Cyclic Guanosine-3′,5′-Monophosphate and Biopteridine Biosynthesis in Nocardia sp.

Nocardia sp. strain NRRL 5646 contains a nitric oxide synthase (NOS) enzyme system capable of generating nitric oxide (NO) from arginine and arginine-containing peptides. To explain possible roles of the NOS system in this bacterium, guanylate cyclase (GC) and tetrahydrobiopterin (H(4)B) biosynthetic enzymes were identified in cell extracts and in culture media. Cell extracts contained GC activity, as measured by the conversion of GTP to cyclic guanosine-3′,5′-monophosphate (cGMP) at 9.56 pmol of cGMP h(−1) mg of protein(−1). Concentrations of extracellular cGMP in culture media were significantly increased, from average control levels of 45 pmol cGMP liter(−1) to a maximum of 315 pmol liter(−1), in response to additions of GTP, l-arginine, H(4)B, and sodium nitroprusside to growing Nocardia cultures.
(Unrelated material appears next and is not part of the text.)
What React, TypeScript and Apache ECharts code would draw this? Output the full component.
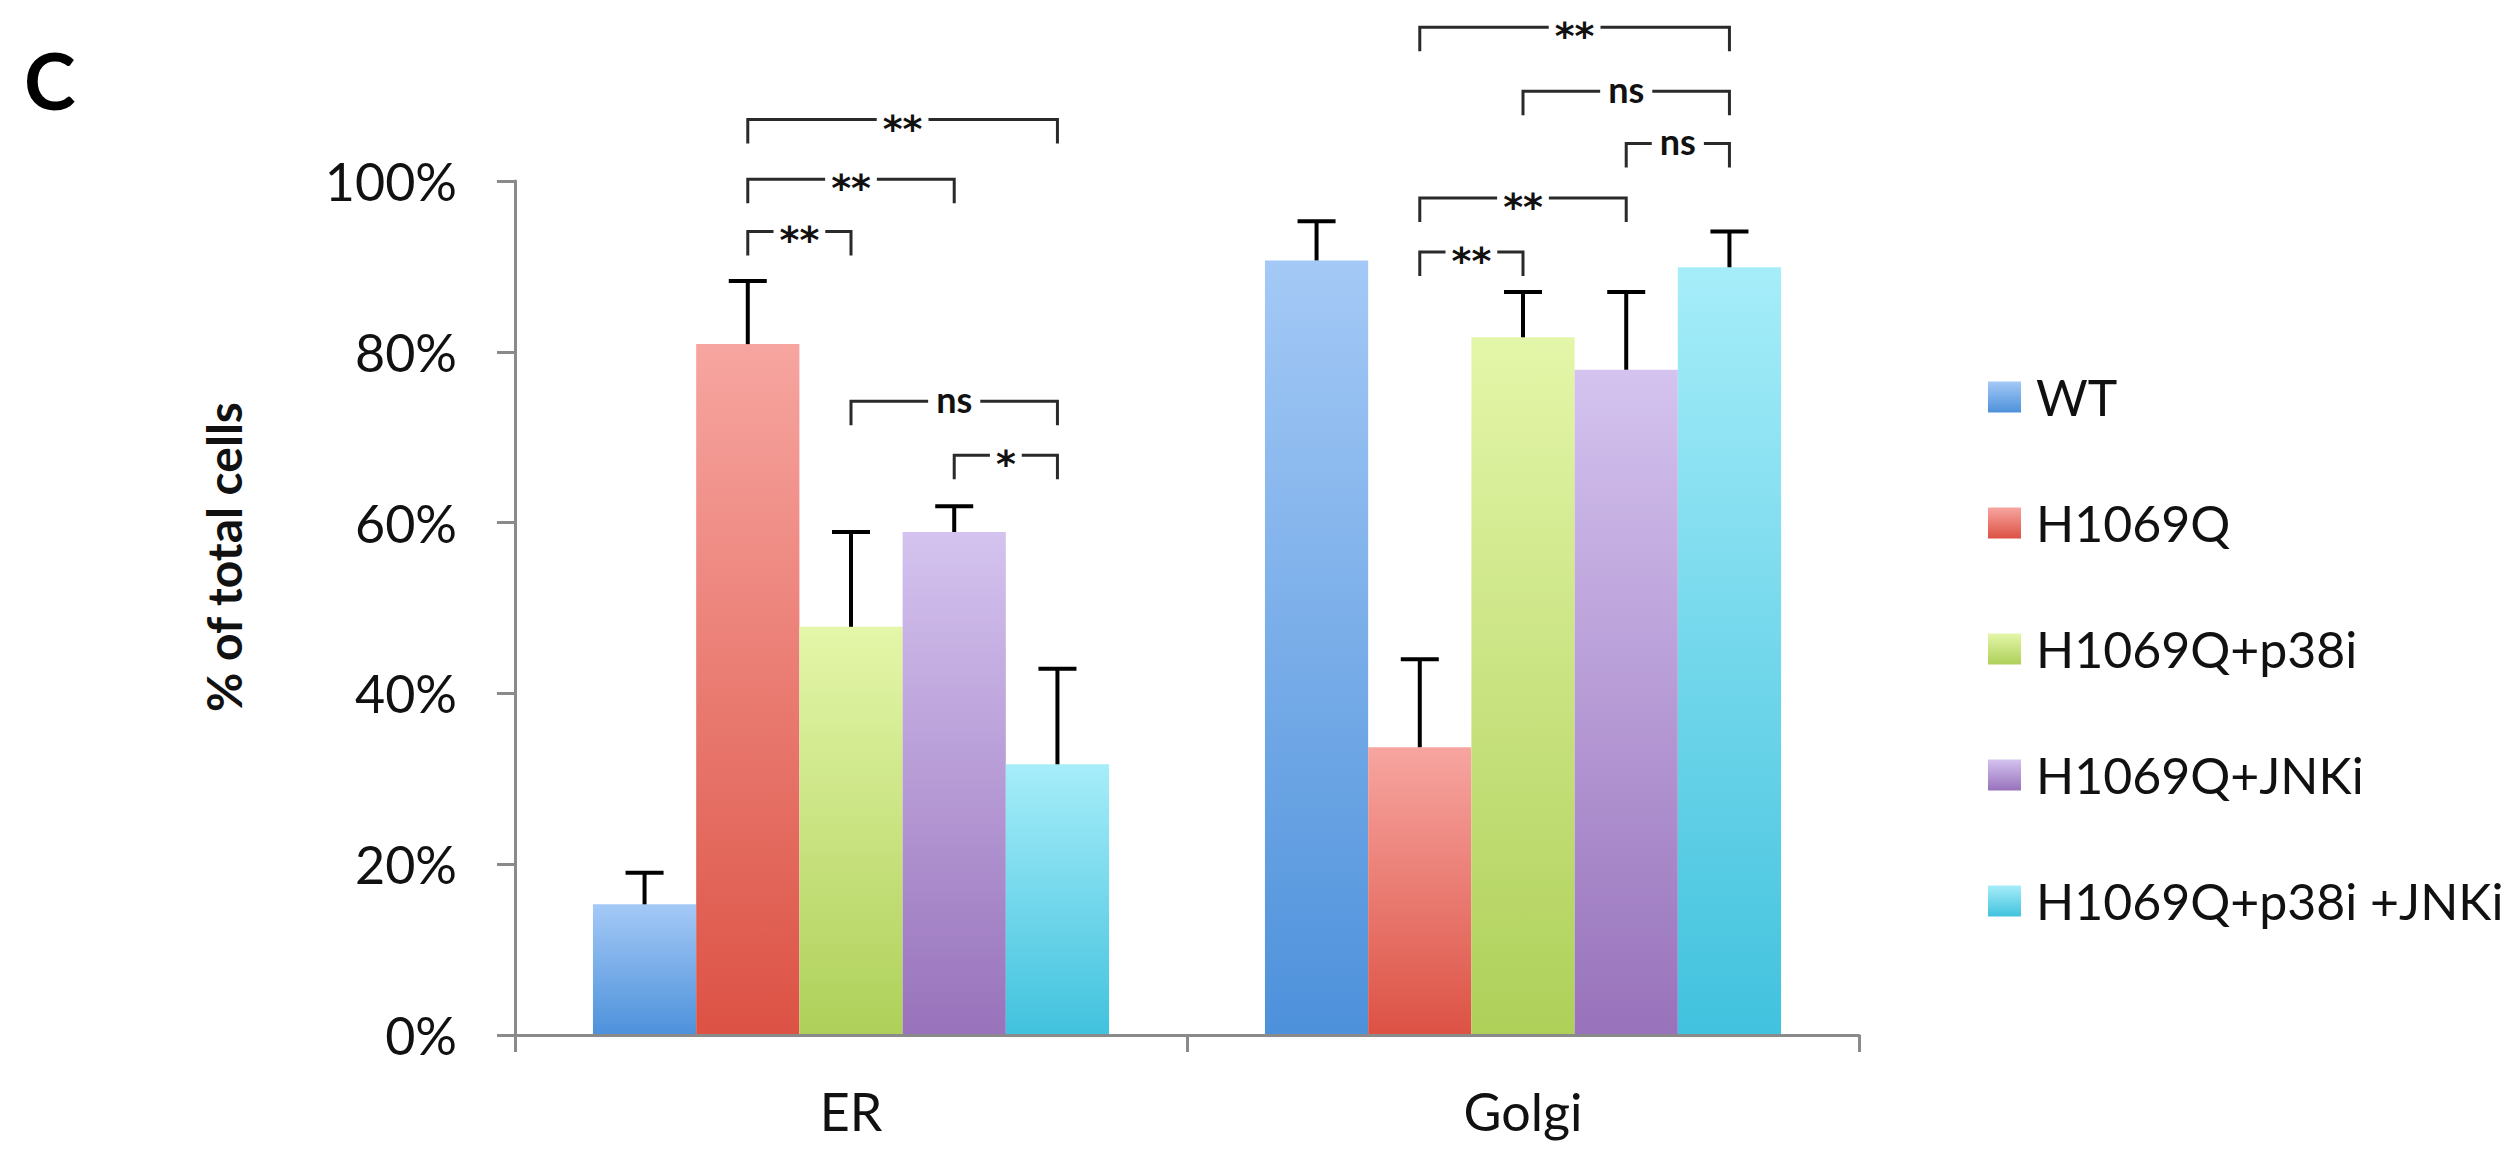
import React, { useEffect, useRef } from "react";
import * as echarts from "echarts";

// ---- data ----
const categories = ["ER", "Golgi"];
const seriesNames = ["WT", "H1069Q", "H1069Q+p38i", "H1069Q+JNKi", "H1069Q+p38i +JNKi"];

const wtValues = [15.3, 90.7];
const h1069qValues = [80.9, 33.7];
const p38iValues = [47.8, 81.7];
const jnkiValues = [58.9, 77.9];
const comboValues = [31.7, 89.9];

const wtErr = [3.7, 4.6];
const h1069qErr = [7.4, 10.3];
const p38iErr = [11.1, 5.3];
const jnkiErr = [3.0, 9.1];
const comboErr = [11.2, 4.2];

const yTicks = [0, 20, 40, 60, 80, 100];

// significance brackets: category index, from series, to series, level (%), label
const bracketCategory = [0, 0, 0, 0, 0, 1, 1, 1, 1, 1];
const bracketFrom = [1, 1, 1, 2, 3, 1, 2, 3, 1, 1];
const bracketTo = [4, 3, 2, 4, 4, 4, 4, 4, 3, 2];
const bracketLevel = [107.2, 100.2, 94.1, 74.2, 67.9, 118.0, 110.5, 104.4, 98.0, 91.7];
const bracketLabel = ["**", "**", "**", "ns", "*", "**", "ns", "ns", "**", "**"];

// ---- styles ----
const topColors = ["#a4c9f6", "#f7a5a0", "#e4f6a9", "#d4c3ef", "#a6edf9"];
const bottomColors = ["#4d91db", "#dc5244", "#aed059", "#9872bb", "#41c2de"];
const CAT_GAP = 0.232;
const FONT = "Lato";

const allValues = [wtValues, h1069qValues, p38iValues, jnkiValues, comboValues];
const allErrs = [wtErr, h1069qErr, p38iErr, jnkiErr, comboErr];

function barCenter(api: any, cat: number, s: number, y: number) {
  const pt = api.coord([cat, y]);
  const band = api.size([1, 0])[0];
  const total = band * (1 - CAT_GAP);
  const bw = total / seriesNames.length;
  return [pt[0] - total / 2 + (s + 0.5) * bw, pt[1]];
}

export default function App() {
  const ref = useRef<HTMLDivElement>(null);

  useEffect(() => {
    if (!ref.current) return;
    const chart = echarts.init(ref.current, null, { renderer: "svg" });

    const barSeries = seriesNames.map((name, i) => ({
      type: "bar",
      name,
      data: allValues[i],
      barGap: "0%",
      barCategoryGap: (CAT_GAP * 100).toFixed(1) + "%",
      itemStyle: {
        color: new echarts.graphic.LinearGradient(0, 0, 0, 1, [
          { offset: 0, color: topColors[i] },
          { offset: 1, color: bottomColors[i] },
        ]),
      },
      z: 2,
    }));

    const errData: any[] = [];
    allValues.forEach((vals, s) => {
      vals.forEach((v, c) => {
        errData.push([c, v + allErrs[s][c], s, v]);
      });
    });

    const bracketData = bracketCategory.map((c, i) => [c, bracketLevel[i], bracketFrom[i], bracketTo[i]]);

    const option: any = {
      animation: false,
      backgroundColor: "#ffffff",
      title: {
        text: "C",
        left: 19,
        top: 36,
        textStyle: { fontSize: 78, fontWeight: "bold", fontFamily: FONT, color: "#000" },
      },
      legend: {
        orient: "vertical",
        left: 1983,
        top: 366,
        itemWidth: 33,
        itemHeight: 31,
        itemGap: 74,
        icon: "rect",
        data: seriesNames,
        textStyle: { fontSize: 50, lineHeight: 52, fontFamily: FONT, color: "#111", padding: [0, 0, 0, 10] },
      },
      grid: { left: 515, right: 661, top: 181, bottom: 118 },
      xAxis: {
        type: "category",
        data: categories,
        axisLine: { show: true, lineStyle: { color: "#8a8a8a", width: 3 } },
        axisTick: { show: true, length: 17, lineStyle: { color: "#8a8a8a", width: 3 } },
        axisLabel: { fontSize: 52, fontFamily: FONT, color: "#111", margin: 50 },
        z: 5,
      },
      yAxis: {
        type: "value",
        min: yTicks[0],
        max: yTicks[yTicks.length - 1],
        interval: yTicks[1] - yTicks[0],
        splitLine: { show: false },
        axisLine: { show: true, lineStyle: { color: "#8a8a8a", width: 3 } },
        axisTick: { show: true, length: 18, lineStyle: { color: "#8a8a8a", width: 3 } },
        axisLabel: { formatter: "{value}%", fontSize: 52, fontFamily: FONT, color: "#111", margin: 58, padding: [12, 0, 0, 0] },
      },
      graphic: [
        {
          type: "text",
          x: 223,
          y: 557,
          rotation: Math.PI / 2,
          style: {
            text: "% of total cells",
            font: `bold 48px ${FONT}`,
            fill: "#111",
            textAlign: "center",
            textVerticalAlign: "middle",
            align: "center",
            verticalAlign: "middle",
          },
        },
      ],
      series: [
        ...barSeries,
        {
          type: "custom",
          name: "errors",
          data: errData,
          encode: { x: 0, y: 1 },
          clip: false,
          z: 10,
          renderItem: (params: any, api: any) => {
            const cat = api.value(0);
            const hi = api.value(1);
            const s = api.value(2);
            const v = api.value(3);
            const [x, yTop] = barCenter(api, cat, s, hi);
            const [, yBase] = barCenter(api, cat, s, v);
            return {
              type: "group",
              children: [
                { type: "line", shape: { x1: x, y1: yBase, x2: x, y2: yTop }, style: { stroke: "#000", lineWidth: 4 } },
                { type: "line", shape: { x1: x - 19, y1: yTop, x2: x + 19, y2: yTop }, style: { stroke: "#000", lineWidth: 4 } },
              ],
            };
          },
        },
        {
          type: "custom",
          name: "brackets",
          data: bracketData,
          encode: { x: 0, y: 1 },
          clip: false,
          z: 11,
          renderItem: (params: any, api: any) => {
            const cat = api.value(0);
            const level = api.value(1);
            const from = api.value(2);
            const to = api.value(3);
            const [x1, y] = barCenter(api, cat, from, level);
            const [x2] = barCenter(api, cat, to, level);
            const label = bracketLabel[params.dataIndex];
            const isStar = label.indexOf("*") >= 0;
            return {
              type: "group",
              children: [
                {
                  type: "polyline",
                  shape: { points: [[x1, y + 24], [x1, y], [x2, y], [x2, y + 24]] },
                  style: { stroke: "#2a2a2a", lineWidth: 3, fill: "none" },
                },
                {
                  type: "text",
                  x: (x1 + x2) / 2,
                  y: isStar ? y + 9 : y - 2,
                  style: {
                    text: label,
                    font: isStar ? `bold 38px "DejaVu Sans"` : `bold 36px ${FONT}`,
                    fill: "#111",
                    align: "center",
                    verticalAlign: "middle",
                    backgroundColor: "#ffffff",
                    padding: isStar ? [0, 6] : [0, 8],
                  },
                },
              ],
            };
          },
        },
      ],
    };

    chart.setOption(option);
    return () => chart.dispose();
  }, []);

  return (
    <div
      ref={ref}
      style={{ position: "fixed", left: 0, top: 0, width: 2520, height: 1153, background: "#fff" }}
    />
  );
}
On the other hand, the NOS inhibitor N(G)-nitro-l-arginine and the GC inhibitor 1H-[1,2,4]oxadiazole[4,3-a]quinoxalin-1-one both dramatically decreased extracellular cGMP levels. Activities for GTP-cyclohydrase-1,6-pyruvoyltetrahydropterin synthase and sepiapterin reductase, enzymes essential for H(4)B biosynthesis, were present in Nocardia culture extracts at 77.5 pmol of neopterin and 45.8 pmol of biopterin h(−1) mg of protein(−1), respectively. In Nocardia spp., as in mammals, GTP is a key intermediate in H(4)B biosynthesis, and GTP is converted to cGMP by a GC enzyme system that is activated by NO.